Millions of Americans suffer from heart failure, and it’s the leading cause of hospitalization for people over 65. It comes in four stages, from mild to severe, and is a progressive and always eventually fatal disease. But the course of the disease can be profoundly affected by other factors.
In an ongoing study of heart failure patients, after adjusting for factors such as sex, age, hypertension, severity of heart failure, and comorbidities, moderate to severe depression remained a predicting factor for all-cause mortality for heart failure patients. In other words, if you’re depressed and have heart failure, you’re five times more likely to die an early death than a similar patient who isn’t depressed.

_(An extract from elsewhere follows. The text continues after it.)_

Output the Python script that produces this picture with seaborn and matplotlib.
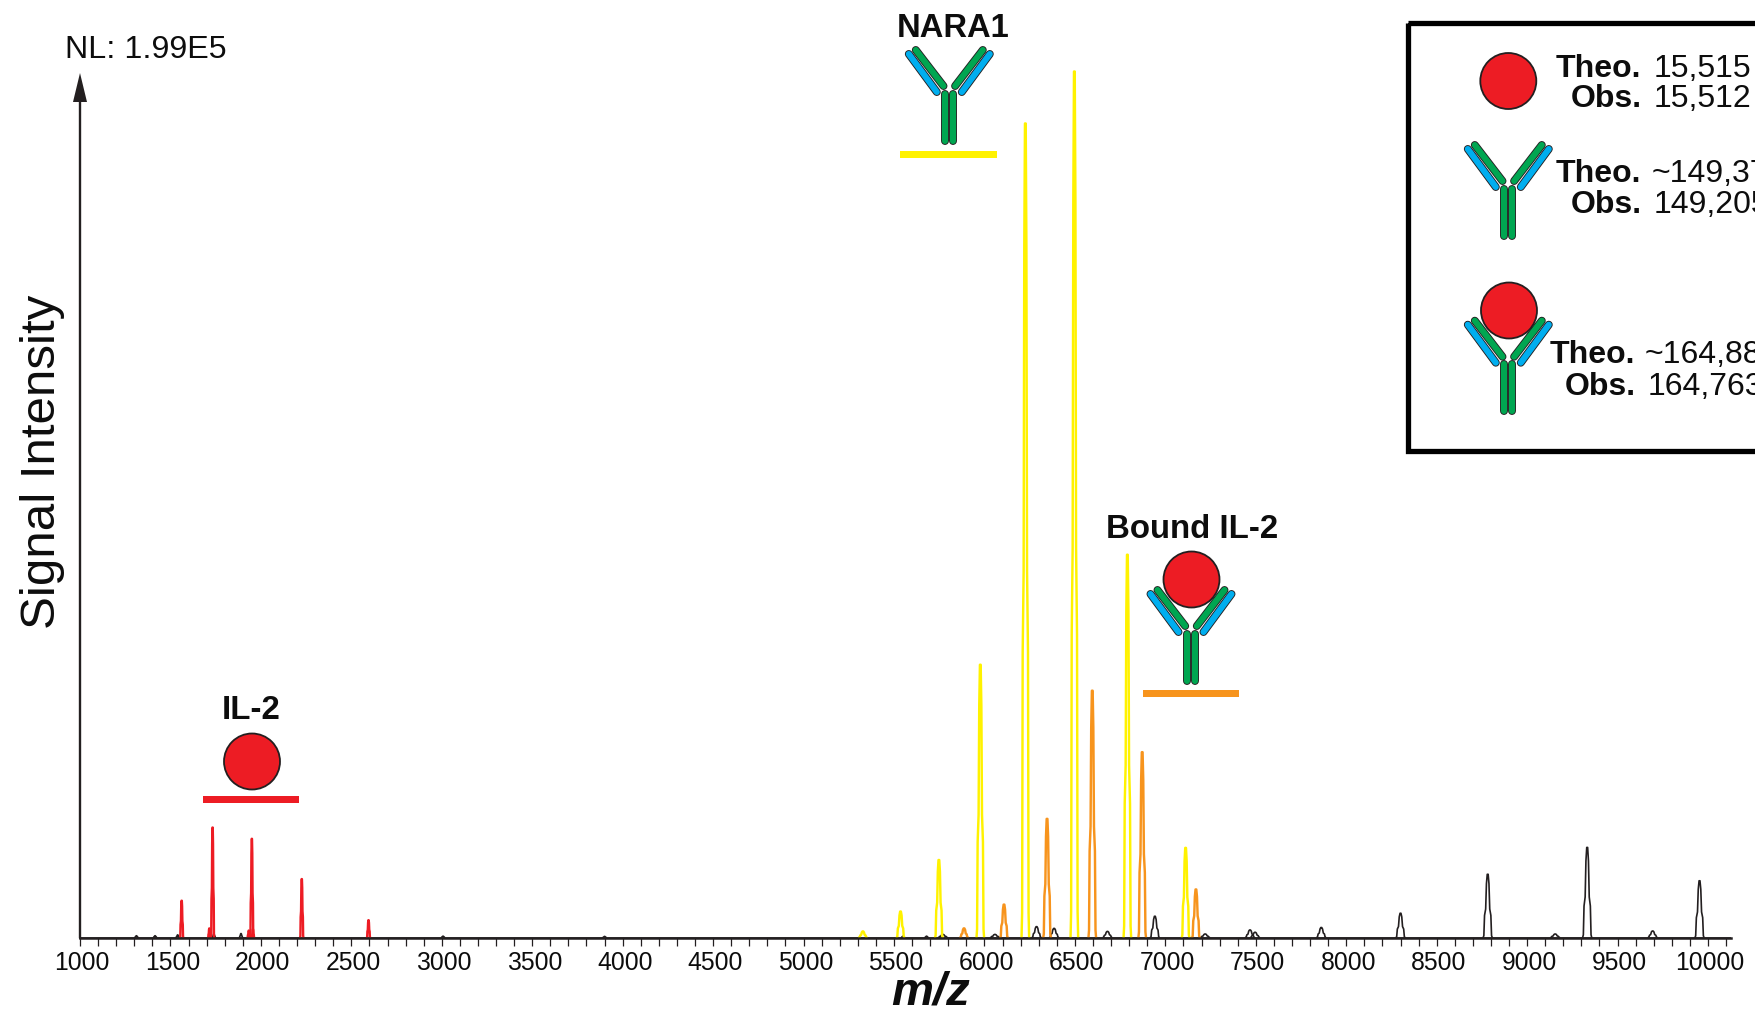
import numpy as np
import pandas as pd
import matplotlib
matplotlib.use("Agg")
import matplotlib.pyplot as plt
from matplotlib.patches import Circle, Rectangle, Polygon
from matplotlib.ticker import MultipleLocator
from matplotlib.transforms import ScaledTranslation
import seaborn as sns

# ---- data: m/z centre and relative intensity (%) ----
il2_mz = [1562, 1733, 1950, 2226, 2595]
il2_int = [4.25, 12.7, 11.4, 6.75, 2.0]
il2_sat_mz = [1715, 1933, 1956]
il2_sat_int = [1.05, 0.8, 0.95]
nara1_mz = [5328, 5536, 5748, 5977, 6226, 6497, 6790, 7112]
nara1_int = [0.7, 3.0, 8.95, 31.5, 94.0, 100.0, 44.2, 10.35]
bound_mz = [5887, 6108, 6346, 6596, 6872, 7169]
bound_int = [1.05, 3.8, 13.7, 28.5, 21.4, 5.55]
other_mz = [5770, 6058, 6288, 6385, 6680, 6942, 7220, 7468, 7496, 7862, 8300, 8782, 9155, 9332, 9694, 9953]
other_int = [0.35, 0.35, 1.25, 1.05, 0.7, 2.45, 0.4, 0.87, 0.6, 1.15, 2.8, 7.3, 0.4, 10.4, 0.75, 6.55]
noise_mz = [1312, 1415, 1540, 1740, 1890, 3007, 3900, 5550, 5680]
noise_int = [0.2, 0.2, 0.3, 0.4, 0.45, 0.15, 0.12, 0.15, 0.15]
major_ticks = [1000, 1500, 2000, 2500, 3000, 3500, 4000, 4500, 5000, 5500, 6000, 6500, 7000, 7500, 8000, 8500, 9000, 9500, 10000]

# peak outline: fraction of height vs fraction of half width (style)
PROFILE_H = [0.0, 0.03, 0.35, 0.45, 0.85, 1.0]
PROFILE_W = [1.0, 0.85, 0.70, 0.45, 0.28, 0.10]
XMIN, XMAX = 1000, 10127

RED = "#ED1C24"; YEL = "#FFF200"; ORA = "#F7941D"; GRN = "#00A651"; BLU = "#00AEEF"; INK = "#231F20"
TXT = "#0d0d0d"


def trace(name, centres, heights, hw, ends=False):
    rows = []
    for i, (c, h) in enumerate(zip(centres, heights)):
        xs = [c - hw * w for w in PROFILE_W] + [c + hw * w for w in PROFILE_W[::-1]]
        vals = [h * f for f in PROFILE_H]
        ys = vals + vals[::-1]
        rows.append(pd.DataFrame({"mz": xs, "intensity": ys, "peak": i}))
    if ends:
        rows.append(pd.DataFrame({"mz": [XMIN, XMAX], "intensity": [0.0, 0.0], "peak": len(rows)}))
    out = pd.concat(rows, ignore_index=True)
    out["series"] = name
    return out


sns.set_theme(style="white")
plt.rcParams["font.family"] = ["Liberation Sans", "DejaVu Sans"]

W, H = 1755, 1012
fig = plt.figure(figsize=(W / 100, H / 100), dpi=100, facecolor="white")
base_px, top_px = 938.5, 60.0
px100 = 866.0
ax = fig.add_axes([80 / W, (H - base_px) / H, (1731 - 80) / W, (base_px - top_px) / H])

frames = [
    trace("noise", noise_mz, noise_int, 9, ends=True),
    trace("other", other_mz, other_int, 25),
    trace("nara1", nara1_mz, nara1_int, 21),
    trace("bound", bound_mz, bound_int, 21),
    trace("il2", il2_mz, il2_int, 9),
    trace("il2sat", il2_sat_mz, il2_sat_int, 7),
]
widths = {"noise": 1.2, "other": 1.2, "nara1": 1.75, "bound": 1.75, "il2": 1.7, "il2sat": 1.7}
colors = {"noise": INK, "other": INK, "nara1": YEL, "bound": ORA, "il2": RED, "il2sat": RED}
for f in frames:
    name = f["series"].iloc[0]
    sns.lineplot(data=f, x="mz", y="intensity", units="peak", color=colors[name], lw=widths[name],
                 estimator=None, sort=False, ax=ax, legend=False, errorbar=None)

ax.set_xlim(XMIN, XMAX)
ax.set_ylim(0, (base_px - top_px) / px100 * 100)
ax.set_xlabel(""); ax.set_ylabel("")
ax.set_yticks([])
for s in ("top", "right", "left"):
    ax.spines[s].set_visible(False)
ax.spines["bottom"].set_linewidth(1.8)
ax.spines["bottom"].set_color(INK)
ax.set_xticks(major_ticks)
ax.set_xticklabels([str(t) for t in major_ticks])
ax.xaxis.set_minor_locator(MultipleLocator(100))
ax.tick_params(axis="x", which="both", bottom=True, length=6, width=0.9, color=INK)
ax.tick_params(axis="x", which="major", labelsize=17.8, pad=3, labelcolor=TXT)
shift = ScaledTranslation(2 / 100, 0, fig.dpi_scale_trans)
for lab in ax.get_xticklabels():
    lab.set_transform(lab.get_transform() + shift)
ax.patch.set_alpha(0)

# ---- annotation layer in pixel coordinates ----
ov = fig.add_axes([0, 0, 1, 1], zorder=5)
ov.set_xlim(0, W); ov.set_ylim(H, 0); ov.axis("off"); ov.patch.set_alpha(0)


def pill(x0, y0, x1, y1, color):
    ov.plot([x0, x1], [y0, y1], color=INK, lw=5.7, solid_capstyle="round", zorder=3)
    ov.plot([x0, x1], [y0, y1], color=color, lw=4.4, solid_capstyle="round", zorder=3.1)


def antibody(cx, bottom):
    for sgn in (-1, 1):
        pill(cx + sgn * 12.5, bottom - 52, cx + sgn * 40.5, bottom - 90, BLU)
        pill(cx + sgn * 5.8, bottom - 58, cx + sgn * 33.5, bottom - 94, GRN)
        pill(cx + sgn * 3.9, bottom - 3.5, cx + sgn * 3.9, bottom - 50.5, GRN)


def disc(cx, cy):
    ov.add_patch(Circle((cx, cy), 28, fc=RED, ec=INK, lw=1.3, zorder=4))


def bar(x0, x1, yc, color):
    ov.add_patch(Rectangle((x0, yc - 3.3), x1 - x0, 6.6, fc=color, ec="none", zorder=3))


# y axis arrow
ov.plot([80, 80], [938.5, 100], color=INK, lw=1.7, zorder=2)
ov.add_patch(Polygon([[80, 74], [73, 103], [87, 103]], closed=True, fc=INK, ec="none", zorder=2))

ov.text(65, 58, "NL: 1.99E5", fontsize=23.2, color=TXT, ha="left", va="baseline")
ov.text(42.5, 462, "Signal Intensity", fontsize=35.5, rotation=90, color=TXT, ha="center", va="center")
ov.text(931, 1005, "m/z", fontsize=34, fontweight="bold", fontstyle="italic", color=TXT, ha="center", va="baseline")

ov.text(251, 719, "IL-2", fontsize=23.8, fontweight="bold", color=TXT, ha="center", va="baseline")
disc(252, 762.5)
bar(203, 299, 800.5, RED)

ov.text(953.5, 37, "NARA1", fontsize=23.6, fontweight="bold", color=TXT, ha="center", va="baseline")
antibody(949.3, 145)
bar(900, 997, 155.5, YEL)

ov.text(1192.5, 538, "Bound IL-2", fontsize=23.8, fontweight="bold", color=TXT, ha="center", va="baseline")
antibody(1191, 685)
disc(1191.5, 580.5)
bar(1143, 1239, 694.5, ORA)

# legend box
ov.add_patch(Rectangle((1408, 24), 400, 428, fc="none", ec="black", lw=3.8, zorder=2))
disc(1508.3, 82)
antibody(1508.3, 240)
antibody(1508.3, 415.7)
disc(1509, 311.5)

legend_rows = [
    ("Theo.", "15,515", 1641.5, 1654, 76.7),
    ("Obs.", "15,512", 1641.5, 1654, 106.7),
    ("Theo.", "~149,370", 1641.5, 1652, 181.7),
    ("Obs.", "149,205", 1641.5, 1654, 213),
    ("Theo.", "~164,885", 1635, 1644.7, 363),
    ("Obs.", "164,763", 1635.5, 1648, 395),
]
for lab, val, xr, xl, yb in legend_rows:
    ov.text(xr, yb, lab, fontsize=23, fontweight="bold", color=TXT, ha="right", va="baseline", zorder=6)
    ov.text(xl, yb, val, fontsize=23, color=TXT, ha="left", va="baseline", zorder=6)

fig.savefig("out.png", dpi=100, facecolor="white")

Now, add that fact to this one: heart failure patients who exercise more have fewer hospitalizations and better outcomes on all scores. Another recent study examined how levels of social support and barriers to exercise affected heart failure patients’ willingness to keep up with exercise programs. Not surprisingly, when patients completed surveys about the types of support they received and their barriers to exercise, those who had worse situations in regard to finances, weather, transportation, and/or childcare had less success in adhering to exercise regimens. And those with reduced barriers did, in fact, exercise more and have better outcomes.
Medical experts can only surmise why exercise helps depression, but there’s clear evidence that it does. So, what is the cost of having millions of heart failure patients regularly re-hospitalized versus helping reduce those social barriers and giving them the chance to experience longer and better-quality lives?